Wednesday, March 1, 2017

Ted Nasmith's Valinor and Valyria

The illustrator Ted Nasmith once described the wonder and power of Fantasy in but a single sentence: 
"It opened up in me a dormant love of lost and misty times, myth and legend." 
Naturally, in regards to specifics, the quote refers to when his sister introduced him to The Lord of the Rings.

Minas Tirith at Dawn

To say that Ted Nasmith is a stellar artist is a cosmic understatement, and indeed his justified fame comes from his illustrations of J. R. R. Tolkien's works – The Hobbit, The Lord of the Rings and The Silmarillion. As such, I find it bitterly ironic that, after Middle-Earth, the next Fantasy author whose world Nasmith has brought to life should be that George R.R. Martin's A Song of Ice and Fire (i.e. the wretched realm of Westeros and the lands across the narrow sea).
 
Casterly Rock

I have said, and will again, that I have infinite respect for GRRM’s skill as a storyteller and worldbuilder. Still, it is hard for me to see the artist that so splendidly brought Minas Tirith to life perform the same courtesy to Casterly Rock; to see the topless towers of Old Valyria rendered as skillfully as the shores of Valinor.
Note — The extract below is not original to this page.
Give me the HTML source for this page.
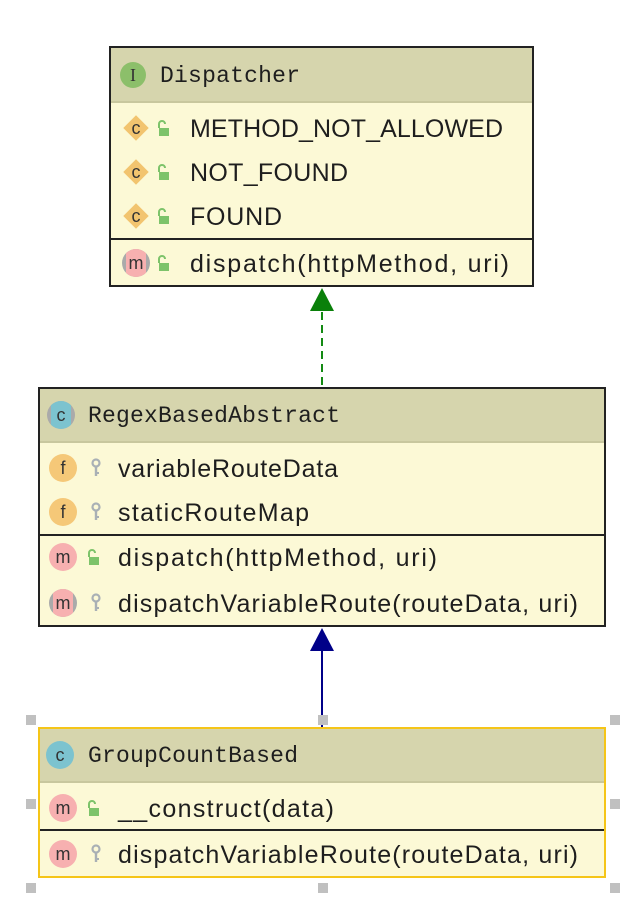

Then again, I suppose Nasmith has covered his bases, doing Tolkien and Anti-Tolkien and all. Talking of which, the difference between Valinor and Valyria further exemplifies the difference between the two authors, Tolkien and GRRM, and why I hold the the latter to be a traitor to the High Fantasy. To quote GRRM and then his character Tyrion Lannister (the latter regarding the Doom of Valyria):

"At its apex Valyria was the greatest city in the known world, the center of civilization. Within its shining walls, twoscore rival houses vied for power and glory in court and council, rising and falling in an endless, subtle, oftsavage struggle for dominance."

"An empire built on blood and fire. The Valyrians reaped the seed they had sown."
The Towers of Valyria (originally Old Valyria)

Fire and blood...and slavery for, as I recall, the Valyrian dragonlords were extensive, brutal, and shameless slavers. Thousands captured during wars, thousands bred like cattle during peace, and tens of thousands dying scorching deaths in mines under volcanoes to state the Old Valyria's thirst for gold and silver. To say nothing of the many more brutally slain in the countless and futile slave revolts, nor the fact that these despotic Freeholders oft went to war for no other reason than to acquire slaves for as to keep the these blistering mines full.

So I ask now, why is the empire that committed these unfathomable atrocities viewed judged to be "the greatest city in the known world, the center of civilization"? Telling, is it not, that the majority of GRRM's characters speak of it with grave admiration and respect – as though it was an impossible dream one aspires to.


 White Ships From Valinor
Of course, Valinor is viewed in like fashion by the peoples of J.R.R. Tolkien's Middle-Earth, the difference being that the realm of the Valar is a place where all find safety and healing, and where war is judged abhorrent by every definition of the word. It the land of the Elves, a realm where bright and beautiful things are made for the joy and wonder of it, and where a select few mortals have peace. Call it not totally idyllic, as the events of the The Silmarillion prove that blood and shadow and jealously do occasionally break through, but even that is not the point.

The point is that Valinor, unlike Valyria, is truly a place worthy of admiration and aspiration, and the fact that GRRM employs the Valyrian Freehold as Tolkien does the Uttermost West proves yet again that their is naught but blood at the heart of A Song of Ice and Fire. Furthermore, the use of such old civilizations is not uncommon in the Fantasy genre, yet Old Valyra is unique in its cruelty.

Hence, in ending and understanding all of this, I think Ted Nasmith captured those rather marked differences quite well in his portrayal of the two lands.